- Women treated with tumor necrosis factor‐alpha (TNF‐α) inhibitors for IBD are more likely than men to experience adverse effects that prompt them to discontinue therapy.
Why this matters
- Understanding sex-specific differences in responses to TNF‐α inhibitors may help clinicians take more personalized approaches to IBD treatment, potentially reducing drug discontinuation.
- Researchers studied the health records of patients treated with TNF‐α inhibitors for IBD with a minimum follow-up of 12 months (N=529; 50.1% women; 631 total treatment episodes).

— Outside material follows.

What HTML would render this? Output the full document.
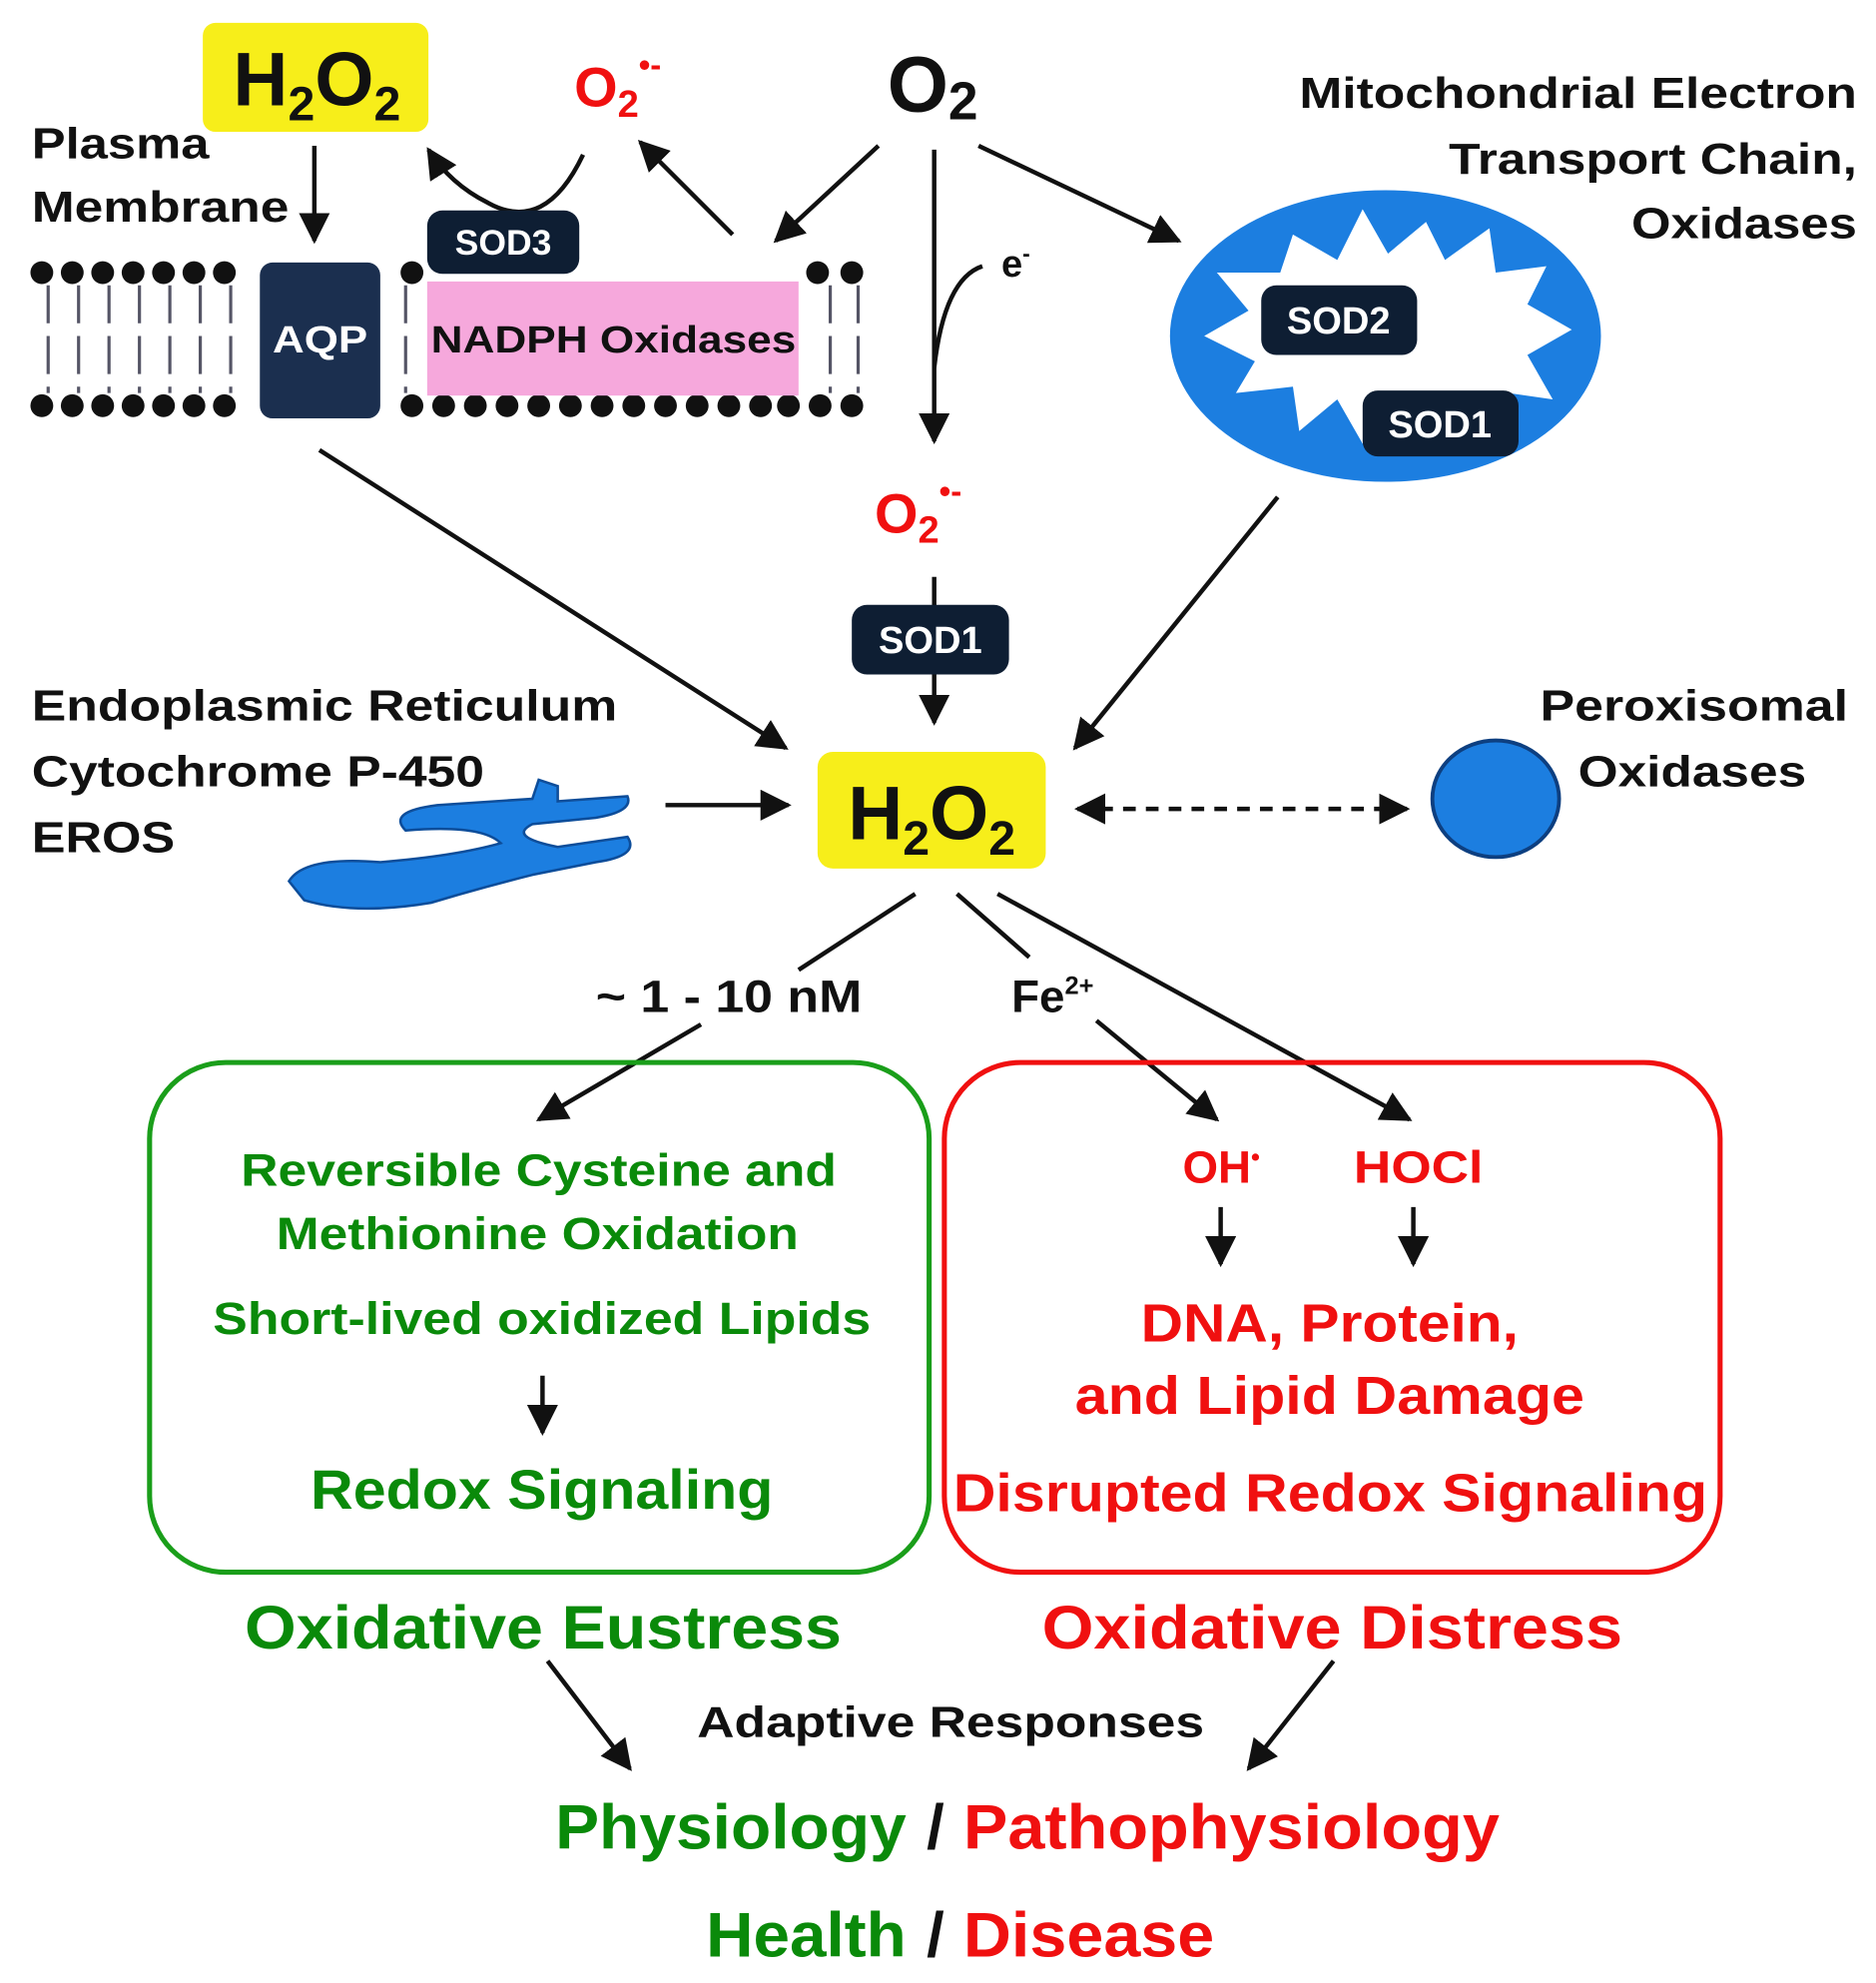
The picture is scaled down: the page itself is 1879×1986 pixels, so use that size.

- They analyzed overall and cause-specific treatment adherence using Kaplan-Meier and Cox proportional hazards regression models.
- Funding: None.
- 289 patients (45.8%) discontinued treatment.
- Factors associated with discontinuation included:
- Female sex: aHR, 1.42 (95% CI, 1.16-1.74).
- Greater age at start of therapy per decade: aHR, 1.15 (95% CI, 1.04-1.27).
- Dose escalation: aHR, 3.74 (95% CI, 2.78-5.02).
- Female sex was associated with adverse effect-prompted discontinuation (aHR, 4.05; 95% CI, 2.36-6.98), but not with discontinuation for other reasons.
- The study was retrospective and single center.
- Discontinuation reasons were subject to misclassification bias.